Flammenzeit

Flammenzeit, David Weber, Rezension, Titelbild
David Weber & Jane Lindskold

Für den zweiten Band seiner Vorgeschichtentrilogie hat sich David Weber eine Co Autorin gesucht. Die in erster Linie für ein eher jugendliches Publikum ausgelegte Serie spielt 350 Jahre vor der populären, immer noch fortlaufenden Honor Harrington Serie. Viele Grundlagen wie vor allem die Freundschaft zu den katzenartigen Wesen werden in diesen drei Romanen gelegt. Im ersten Buch hat eine Vorfahrerin Stephanie Harrington die sechsbeinigen empathisch begabten Baumkatzen gefunden und dank ihrer besonderen Fähigkeiten im Gegensatz zu den Erwachsenen auch einen ersten Kontakt herstellen und eine Freundschaft schließen können. Die große Stärke des ersten Bandes lag in der Ausgeglichenheit der Handlungsteile. David Weber hat sich bemüht, nicht nur die Besiedelung des Planeten zu beschreiben, sondern vor allem den Katzen entsprechenden Platz in seinem Roman zu bieten. Durch diese auf den ersten Blick interessanten konträren Perspektiven hat der Autor selbst langjährigen Fans der Serie ausreichend Platz gegeben, in diese einzigartige wie fremde Kultur zu schauen. Deren Kultur ist ohne Frage an die Hierarchien und die Strukturen der irdischen Katzen angelegt. Dabei ist sich David Weber bewusst, dass von diesen Tieren auch gewisse Gefahrenmomente ausgehen müssen.
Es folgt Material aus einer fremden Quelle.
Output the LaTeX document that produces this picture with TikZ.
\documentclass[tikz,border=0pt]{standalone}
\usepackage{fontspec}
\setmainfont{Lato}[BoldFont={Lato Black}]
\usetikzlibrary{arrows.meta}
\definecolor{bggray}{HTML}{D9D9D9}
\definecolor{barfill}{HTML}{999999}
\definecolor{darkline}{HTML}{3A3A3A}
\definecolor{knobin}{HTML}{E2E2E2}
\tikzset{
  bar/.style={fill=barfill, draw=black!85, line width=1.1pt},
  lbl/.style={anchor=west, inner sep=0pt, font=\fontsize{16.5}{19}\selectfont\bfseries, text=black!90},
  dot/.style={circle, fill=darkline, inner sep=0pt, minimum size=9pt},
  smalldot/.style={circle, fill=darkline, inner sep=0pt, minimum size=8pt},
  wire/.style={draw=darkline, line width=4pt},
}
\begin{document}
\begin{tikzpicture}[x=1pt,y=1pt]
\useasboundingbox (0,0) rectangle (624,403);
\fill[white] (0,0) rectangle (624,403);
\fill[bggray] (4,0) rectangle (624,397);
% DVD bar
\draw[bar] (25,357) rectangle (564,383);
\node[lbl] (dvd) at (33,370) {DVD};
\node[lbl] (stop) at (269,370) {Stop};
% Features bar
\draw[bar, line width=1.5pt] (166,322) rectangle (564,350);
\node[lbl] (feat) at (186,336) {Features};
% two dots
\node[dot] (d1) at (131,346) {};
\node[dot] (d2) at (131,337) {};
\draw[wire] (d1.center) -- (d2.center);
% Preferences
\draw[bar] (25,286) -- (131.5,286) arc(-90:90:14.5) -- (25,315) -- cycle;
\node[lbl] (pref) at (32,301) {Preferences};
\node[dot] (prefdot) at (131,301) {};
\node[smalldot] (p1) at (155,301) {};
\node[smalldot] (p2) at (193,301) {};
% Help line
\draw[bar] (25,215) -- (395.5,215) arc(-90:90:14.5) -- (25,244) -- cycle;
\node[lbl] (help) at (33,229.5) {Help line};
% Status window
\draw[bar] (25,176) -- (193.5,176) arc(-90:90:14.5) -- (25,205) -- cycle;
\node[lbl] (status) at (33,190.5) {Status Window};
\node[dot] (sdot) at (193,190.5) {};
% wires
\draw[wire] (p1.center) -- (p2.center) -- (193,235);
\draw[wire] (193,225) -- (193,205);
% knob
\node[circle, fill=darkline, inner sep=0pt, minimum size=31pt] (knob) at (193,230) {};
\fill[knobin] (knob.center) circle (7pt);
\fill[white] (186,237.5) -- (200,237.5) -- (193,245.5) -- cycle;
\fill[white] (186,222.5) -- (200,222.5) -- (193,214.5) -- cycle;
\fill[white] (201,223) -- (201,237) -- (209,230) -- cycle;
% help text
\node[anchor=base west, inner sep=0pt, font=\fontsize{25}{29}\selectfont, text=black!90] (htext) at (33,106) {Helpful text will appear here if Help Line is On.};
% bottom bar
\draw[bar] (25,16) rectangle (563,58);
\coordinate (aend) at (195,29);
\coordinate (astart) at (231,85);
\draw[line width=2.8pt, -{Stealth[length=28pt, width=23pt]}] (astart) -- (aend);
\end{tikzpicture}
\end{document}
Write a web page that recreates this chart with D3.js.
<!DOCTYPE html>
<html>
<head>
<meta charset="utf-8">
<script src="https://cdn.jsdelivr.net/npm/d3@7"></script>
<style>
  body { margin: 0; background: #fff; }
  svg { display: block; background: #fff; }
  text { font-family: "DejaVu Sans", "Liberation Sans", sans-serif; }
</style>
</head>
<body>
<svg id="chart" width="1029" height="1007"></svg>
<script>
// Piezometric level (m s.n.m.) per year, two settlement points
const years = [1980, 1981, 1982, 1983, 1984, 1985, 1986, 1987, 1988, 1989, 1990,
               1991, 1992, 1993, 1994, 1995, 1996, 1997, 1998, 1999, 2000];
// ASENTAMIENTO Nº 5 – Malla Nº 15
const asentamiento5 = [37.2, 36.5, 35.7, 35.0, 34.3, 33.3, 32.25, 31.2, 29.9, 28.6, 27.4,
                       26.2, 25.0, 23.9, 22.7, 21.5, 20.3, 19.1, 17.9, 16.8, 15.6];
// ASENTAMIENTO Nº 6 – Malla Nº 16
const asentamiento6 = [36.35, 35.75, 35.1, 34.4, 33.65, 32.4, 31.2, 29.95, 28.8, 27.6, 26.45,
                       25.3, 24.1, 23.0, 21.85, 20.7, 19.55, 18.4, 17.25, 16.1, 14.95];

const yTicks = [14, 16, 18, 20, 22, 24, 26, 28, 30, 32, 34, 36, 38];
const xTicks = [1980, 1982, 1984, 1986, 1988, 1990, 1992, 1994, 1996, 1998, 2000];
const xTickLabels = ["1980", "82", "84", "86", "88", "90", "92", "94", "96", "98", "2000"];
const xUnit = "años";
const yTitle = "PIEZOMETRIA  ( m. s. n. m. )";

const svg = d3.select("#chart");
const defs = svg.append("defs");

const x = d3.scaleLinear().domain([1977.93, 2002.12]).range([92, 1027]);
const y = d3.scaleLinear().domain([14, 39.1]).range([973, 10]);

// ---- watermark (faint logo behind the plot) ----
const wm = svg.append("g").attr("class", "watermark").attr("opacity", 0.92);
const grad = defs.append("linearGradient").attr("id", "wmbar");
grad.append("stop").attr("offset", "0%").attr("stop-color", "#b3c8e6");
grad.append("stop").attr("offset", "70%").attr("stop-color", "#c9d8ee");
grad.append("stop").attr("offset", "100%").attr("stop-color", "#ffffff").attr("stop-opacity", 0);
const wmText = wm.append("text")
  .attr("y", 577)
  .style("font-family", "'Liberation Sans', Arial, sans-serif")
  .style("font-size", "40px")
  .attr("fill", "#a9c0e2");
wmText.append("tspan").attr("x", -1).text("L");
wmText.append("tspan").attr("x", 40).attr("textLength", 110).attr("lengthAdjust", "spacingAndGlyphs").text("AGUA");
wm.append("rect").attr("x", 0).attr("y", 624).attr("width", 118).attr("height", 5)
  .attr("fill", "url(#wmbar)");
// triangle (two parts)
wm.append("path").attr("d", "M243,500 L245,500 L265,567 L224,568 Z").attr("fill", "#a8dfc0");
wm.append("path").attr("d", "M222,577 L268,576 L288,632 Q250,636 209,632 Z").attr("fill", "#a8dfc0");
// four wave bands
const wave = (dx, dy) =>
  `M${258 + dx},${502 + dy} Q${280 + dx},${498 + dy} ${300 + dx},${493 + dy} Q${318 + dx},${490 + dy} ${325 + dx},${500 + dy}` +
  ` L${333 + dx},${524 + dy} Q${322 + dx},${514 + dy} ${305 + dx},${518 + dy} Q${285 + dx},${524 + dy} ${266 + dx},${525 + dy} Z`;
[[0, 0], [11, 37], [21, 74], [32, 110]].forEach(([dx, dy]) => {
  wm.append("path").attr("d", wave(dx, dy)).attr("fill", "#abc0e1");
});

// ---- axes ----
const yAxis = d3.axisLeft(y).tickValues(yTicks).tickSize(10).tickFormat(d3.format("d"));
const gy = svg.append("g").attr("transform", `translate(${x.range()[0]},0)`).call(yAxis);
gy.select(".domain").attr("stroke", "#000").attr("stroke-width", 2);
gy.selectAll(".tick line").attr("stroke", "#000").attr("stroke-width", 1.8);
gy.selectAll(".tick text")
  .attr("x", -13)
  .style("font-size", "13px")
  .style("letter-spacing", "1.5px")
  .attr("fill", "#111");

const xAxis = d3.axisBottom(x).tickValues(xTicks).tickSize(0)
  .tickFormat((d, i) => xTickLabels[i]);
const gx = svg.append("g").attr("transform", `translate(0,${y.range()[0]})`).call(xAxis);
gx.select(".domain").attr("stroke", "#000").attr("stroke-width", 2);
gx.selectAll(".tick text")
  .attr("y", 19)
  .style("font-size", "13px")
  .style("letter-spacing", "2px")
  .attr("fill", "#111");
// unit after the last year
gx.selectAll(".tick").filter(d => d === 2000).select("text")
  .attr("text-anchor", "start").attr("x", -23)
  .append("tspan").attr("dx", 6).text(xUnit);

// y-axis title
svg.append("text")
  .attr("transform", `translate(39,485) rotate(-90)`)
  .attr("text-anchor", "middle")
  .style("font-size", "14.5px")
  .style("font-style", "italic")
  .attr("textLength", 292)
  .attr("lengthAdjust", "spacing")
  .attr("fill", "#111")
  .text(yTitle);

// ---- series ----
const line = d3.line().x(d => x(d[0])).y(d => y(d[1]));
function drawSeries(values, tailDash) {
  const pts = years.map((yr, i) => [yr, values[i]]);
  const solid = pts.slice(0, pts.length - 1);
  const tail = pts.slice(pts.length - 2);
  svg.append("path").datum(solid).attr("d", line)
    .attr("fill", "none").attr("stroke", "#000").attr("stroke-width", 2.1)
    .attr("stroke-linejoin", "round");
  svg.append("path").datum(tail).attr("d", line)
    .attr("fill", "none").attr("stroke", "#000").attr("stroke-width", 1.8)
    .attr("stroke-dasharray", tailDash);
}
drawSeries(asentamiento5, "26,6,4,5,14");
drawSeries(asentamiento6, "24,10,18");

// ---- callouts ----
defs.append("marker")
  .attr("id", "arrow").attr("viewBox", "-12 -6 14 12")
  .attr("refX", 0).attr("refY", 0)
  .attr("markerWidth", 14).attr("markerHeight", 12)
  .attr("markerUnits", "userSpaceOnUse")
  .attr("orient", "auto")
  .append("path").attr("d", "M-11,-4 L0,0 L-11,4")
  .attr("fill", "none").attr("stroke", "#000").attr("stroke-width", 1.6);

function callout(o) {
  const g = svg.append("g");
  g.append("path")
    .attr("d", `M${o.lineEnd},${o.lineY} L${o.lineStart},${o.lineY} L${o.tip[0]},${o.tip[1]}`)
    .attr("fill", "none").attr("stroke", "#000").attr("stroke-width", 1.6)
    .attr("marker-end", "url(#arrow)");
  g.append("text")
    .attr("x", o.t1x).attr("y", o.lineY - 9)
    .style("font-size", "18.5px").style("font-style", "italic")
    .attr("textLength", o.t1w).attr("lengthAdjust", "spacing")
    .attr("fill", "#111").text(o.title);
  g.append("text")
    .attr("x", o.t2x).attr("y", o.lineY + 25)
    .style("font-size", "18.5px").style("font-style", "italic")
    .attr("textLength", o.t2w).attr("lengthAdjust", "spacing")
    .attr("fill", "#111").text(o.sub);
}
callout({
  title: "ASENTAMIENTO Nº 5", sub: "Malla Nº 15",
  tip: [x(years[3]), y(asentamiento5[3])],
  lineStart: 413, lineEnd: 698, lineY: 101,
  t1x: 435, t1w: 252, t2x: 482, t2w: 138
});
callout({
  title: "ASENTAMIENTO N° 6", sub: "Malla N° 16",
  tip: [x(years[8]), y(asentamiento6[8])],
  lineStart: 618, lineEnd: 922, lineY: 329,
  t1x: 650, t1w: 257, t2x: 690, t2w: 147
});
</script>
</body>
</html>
Um Neueinsteiger an die Serie heranzuführen, wird auf den ersten Seiten des zweiten Romans noch einmal ein Einblick in deren Kultur dieses Mal nicht nur aus menschlicher, sondern vor allem aus der Perspektive von Stephanie Harringtons gegeben. Das wirkt angesichts des sich insbesondere auch für ein Jugendbuch langsam entwickelnden Plots nicht unbedingt notwendig oder opportun, aber die beiden Autoren haben zu stark die Zielgruppe Jugendliche im Blick. Dabei vergessen sie, dass andere Autoren wie Alan Dean Foster mit seinem Flynx Romanen diese Balance nicht nur deutlich besser entwickelt, sondern viele der vordergründigen Klischees – Mensch/ tierischer intelligenter Partner – dieses Handlungsbogen eleganter umschifft haben.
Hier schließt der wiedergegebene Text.